## start Data segment

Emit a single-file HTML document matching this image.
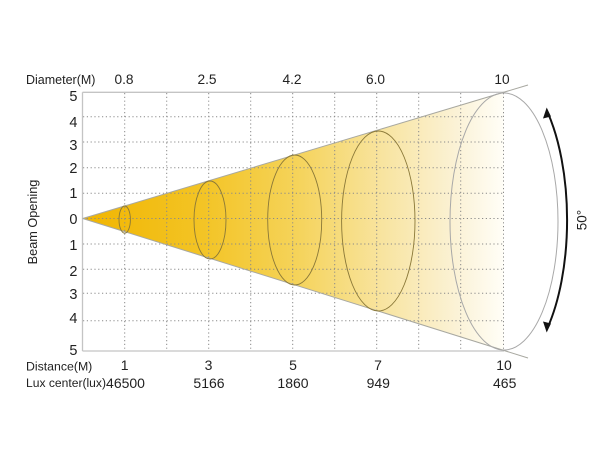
<!DOCTYPE html>
<html><head><meta charset="utf-8"><style>
html,body{margin:0;padding:0;background:#fff;}
svg{display:block;}
text{font-family:"Liberation Sans",Arial,sans-serif;fill:#222;}
</style></head><body>
<svg width="600" height="450" viewBox="0 0 600 450" xmlns="http://www.w3.org/2000/svg">
<defs>
<linearGradient id="g" gradientUnits="userSpaceOnUse" x1="82" y1="0" x2="512" y2="0">
<stop offset="0" stop-color="#F1B500"/>
<stop offset="0.28" stop-color="#F3C425"/>
<stop offset="0.5" stop-color="#F5D35A"/>
<stop offset="0.7" stop-color="#F8E4A0"/>
<stop offset="0.87" stop-color="#FBF2D6"/>
<stop offset="0.97" stop-color="#FFFDF4"/>
<stop offset="1" stop-color="#FFFFFF"/>
</linearGradient>
</defs>
<!-- cone fill -->
<polygon points="82.7,218.5 504,92 504,350" fill="url(#g)"/>
<!-- grid -->
<g stroke="#8a8a8a" stroke-width="1" stroke-dasharray="1.2,2.6" fill="none">
<line x1="124.7" y1="93" x2="124.7" y2="351"/>
<line x1="166.7" y1="93" x2="166.7" y2="351"/>
<line x1="208.7" y1="93" x2="208.7" y2="351"/>
<line x1="250.7" y1="93" x2="250.7" y2="351"/>
<line x1="292.7" y1="93" x2="292.7" y2="351"/>
<line x1="334.7" y1="93" x2="334.7" y2="351"/>
<line x1="376.7" y1="93" x2="376.7" y2="351"/>
<line x1="418.7" y1="93" x2="418.7" y2="351"/>
<line x1="460.7" y1="93" x2="460.7" y2="351"/>
<line x1="503.5" y1="93" x2="503.5" y2="351"/>
<line x1="83" y1="116.7" x2="504" y2="116.7"/>
<line x1="83" y1="142" x2="504" y2="142"/>
<line x1="83" y1="167.7" x2="504" y2="167.7"/>
<line x1="83" y1="193.3" x2="504" y2="193.3"/>
<line x1="83" y1="218.5" x2="504" y2="218.5"/>
<line x1="83" y1="244" x2="504" y2="244"/>
<line x1="83" y1="269.3" x2="504" y2="269.3"/>
<line x1="83" y1="293.3" x2="504" y2="293.3"/>
<line x1="83" y1="320.7" x2="504" y2="320.7"/>
</g>
<!-- borders -->
<g stroke="#c4c4c4" stroke-width="1.3" fill="none">
<line x1="82.5" y1="92.3" x2="504" y2="92.3"/>
<line x1="82.5" y1="351" x2="504" y2="351"/>
<line x1="82.5" y1="92.3" x2="82.5" y2="351"/>
</g>
<!-- cone edges -->
<g stroke="#a8a8a0" stroke-width="1" fill="none">
<line x1="82.7" y1="218.5" x2="528" y2="85"/>
<line x1="82.7" y1="218.5" x2="528" y2="358"/>
</g>
<!-- ellipses -->
<g fill="none" stroke="#8a7838" stroke-width="0.9">
<ellipse cx="124.7" cy="219.6" rx="5.7" ry="13.6"/>
<ellipse cx="210" cy="220" rx="16" ry="39"/>
<ellipse cx="294.7" cy="220" rx="27" ry="65"/>
<ellipse cx="378.3" cy="221" rx="36.7" ry="90"/>
</g>
<ellipse cx="504" cy="221.5" rx="54" ry="128.5" fill="none" stroke="#a8a8a8" stroke-width="1"/>
<!-- arrow -->
<path d="M547.5,112 A64,150 0 0 1 547.5,328" fill="none" stroke="#111" stroke-width="2"/>
<polygon points="546.7,107.5 543,118.5 551,116.5" fill="#111"/>
<polygon points="546.7,332.5 543,321.5 551,323.5" fill="#111"/>
<text x="586.5" y="220" font-size="13.5" text-anchor="middle" transform="rotate(-90 586.5 220)">50°</text>
<!-- y label -->
<text x="37" y="222" font-size="12.7" text-anchor="middle" transform="rotate(-90 37 222)">Beam Opening</text>
<!-- y ticks -->
<g font-size="14.5" text-anchor="end">
<text x="77.5" y="101">5</text>
<text x="77.5" y="127">4</text>
<text x="77.5" y="150">3</text>
<text x="77.5" y="173">2</text>
<text x="77.5" y="198">1</text>
<text x="77.5" y="224">0</text>
<text x="77.5" y="250">1</text>
<text x="77.5" y="276">2</text>
<text x="77.5" y="299">3</text>
<text x="77.5" y="323">4</text>
<text x="77.5" y="355">5</text>
</g>
<!-- top labels -->
<text x="26" y="84" font-size="12.5">Diameter(M)</text>
<g font-size="13.7" text-anchor="middle">
<text x="124" y="84">0.8</text>
<text x="207" y="84">2.5</text>
<text x="292" y="84">4.2</text>
<text x="375.5" y="84">6.0</text>
<text x="502" y="84">10</text>
</g>
<!-- bottom labels -->
<text x="26" y="370.5" font-size="12.3">Distance(M)</text>
<text x="26" y="387" font-size="12.1">Lux center(lux)</text>
<g font-size="14" text-anchor="middle">
<text x="124.7" y="370">1</text>
<text x="208.5" y="370">3</text>
<text x="293" y="370">5</text>
<text x="378" y="370">7</text>
<text x="504" y="370">10</text>
<text x="125.5" y="388">46500</text>
<text x="209" y="388">5166</text>
<text x="293" y="388">1860</text>
<text x="378.3" y="388">949</text>
<text x="504.7" y="388">465</text>
</g>
</svg>
</body></html>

## end Data segment

▶ Stated goal: Set every line down exactly as written, leaving each picture out.

▶ Output:
Emit a single-file HTML document matching this image.
<!DOCTYPE html>
<html><head><meta charset="utf-8"><style>
html,body{margin:0;padding:0;background:#fff;}
svg{display:block;}
text{font-family:"Liberation Sans",Arial,sans-serif;fill:#222;}
</style></head><body>
<svg width="600" height="450" viewBox="0 0 600 450" xmlns="http://www.w3.org/2000/svg">
<defs>
<linearGradient id="g" gradientUnits="userSpaceOnUse" x1="82" y1="0" x2="512" y2="0">
<stop offset="0" stop-color="#F1B500"/>
<stop offset="0.28" stop-color="#F3C425"/>
<stop offset="0.5" stop-color="#F5D35A"/>
<stop offset="0.7" stop-color="#F8E4A0"/>
<stop offset="0.87" stop-color="#FBF2D6"/>
<stop offset="0.97" stop-color="#FFFDF4"/>
<stop offset="1" stop-color="#FFFFFF"/>
</linearGradient>
</defs>
<!-- cone fill -->
<polygon points="82.7,218.5 504,92 504,350" fill="url(#g)"/>
<!-- grid -->
<g stroke="#8a8a8a" stroke-width="1" stroke-dasharray="1.2,2.6" fill="none">
<line x1="124.7" y1="93" x2="124.7" y2="351"/>
<line x1="166.7" y1="93" x2="166.7" y2="351"/>
<line x1="208.7" y1="93" x2="208.7" y2="351"/>
<line x1="250.7" y1="93" x2="250.7" y2="351"/>
<line x1="292.7" y1="93" x2="292.7" y2="351"/>
<line x1="334.7" y1="93" x2="334.7" y2="351"/>
<line x1="376.7" y1="93" x2="376.7" y2="351"/>
<line x1="418.7" y1="93" x2="418.7" y2="351"/>
<line x1="460.7" y1="93" x2="460.7" y2="351"/>
<line x1="503.5" y1="93" x2="503.5" y2="351"/>
<line x1="83" y1="116.7" x2="504" y2="116.7"/>
<line x1="83" y1="142" x2="504" y2="142"/>
<line x1="83" y1="167.7" x2="504" y2="167.7"/>
<line x1="83" y1="193.3" x2="504" y2="193.3"/>
<line x1="83" y1="218.5" x2="504" y2="218.5"/>
<line x1="83" y1="244" x2="504" y2="244"/>
<line x1="83" y1="269.3" x2="504" y2="269.3"/>
<line x1="83" y1="293.3" x2="504" y2="293.3"/>
<line x1="83" y1="320.7" x2="504" y2="320.7"/>
</g>
<!-- borders -->
<g stroke="#c4c4c4" stroke-width="1.3" fill="none">
<line x1="82.5" y1="92.3" x2="504" y2="92.3"/>
<line x1="82.5" y1="351" x2="504" y2="351"/>
<line x1="82.5" y1="92.3" x2="82.5" y2="351"/>
</g>
<!-- cone edges -->
<g stroke="#a8a8a0" stroke-width="1" fill="none">
<line x1="82.7" y1="218.5" x2="528" y2="85"/>
<line x1="82.7" y1="218.5" x2="528" y2="358"/>
</g>
<!-- ellipses -->
<g fill="none" stroke="#8a7838" stroke-width="0.9">
<ellipse cx="124.7" cy="219.6" rx="5.7" ry="13.6"/>
<ellipse cx="210" cy="220" rx="16" ry="39"/>
<ellipse cx="294.7" cy="220" rx="27" ry="65"/>
<ellipse cx="378.3" cy="221" rx="36.7" ry="90"/>
</g>
<ellipse cx="504" cy="221.5" rx="54" ry="128.5" fill="none" stroke="#a8a8a8" stroke-width="1"/>
<!-- arrow -->
<path d="M547.5,112 A64,150 0 0 1 547.5,328" fill="none" stroke="#111" stroke-width="2"/>
<polygon points="546.7,107.5 543,118.5 551,116.5" fill="#111"/>
<polygon points="546.7,332.5 543,321.5 551,323.5" fill="#111"/>
<text x="586.5" y="220" font-size="13.5" text-anchor="middle" transform="rotate(-90 586.5 220)">50°</text>
<!-- y label -->
<text x="37" y="222" font-size="12.7" text-anchor="middle" transform="rotate(-90 37 222)">Beam Opening</text>
<!-- y ticks -->
<g font-size="14.5" text-anchor="end">
<text x="77.5" y="101">5</text>
<text x="77.5" y="127">4</text>
<text x="77.5" y="150">3</text>
<text x="77.5" y="173">2</text>
<text x="77.5" y="198">1</text>
<text x="77.5" y="224">0</text>
<text x="77.5" y="250">1</text>
<text x="77.5" y="276">2</text>
<text x="77.5" y="299">3</text>
<text x="77.5" y="323">4</text>
<text x="77.5" y="355">5</text>
</g>
<!-- top labels -->
<text x="26" y="84" font-size="12.5">Diameter(M)</text>
<g font-size="13.7" text-anchor="middle">
<text x="124" y="84">0.8</text>
<text x="207" y="84">2.5</text>
<text x="292" y="84">4.2</text>
<text x="375.5" y="84">6.0</text>
<text x="502" y="84">10</text>
</g>
<!-- bottom labels -->
<text x="26" y="370.5" font-size="12.3">Distance(M)</text>
<text x="26" y="387" font-size="12.1">Lux center(lux)</text>
<g font-size="14" text-anchor="middle">
<text x="124.7" y="370">1</text>
<text x="208.5" y="370">3</text>
<text x="293" y="370">5</text>
<text x="378" y="370">7</text>
<text x="504" y="370">10</text>
<text x="125.5" y="388">46500</text>
<text x="209" y="388">5166</text>
<text x="293" y="388">1860</text>
<text x="378.3" y="388">949</text>
<text x="504.7" y="388">465</text>
</g>
</svg>
</body></html>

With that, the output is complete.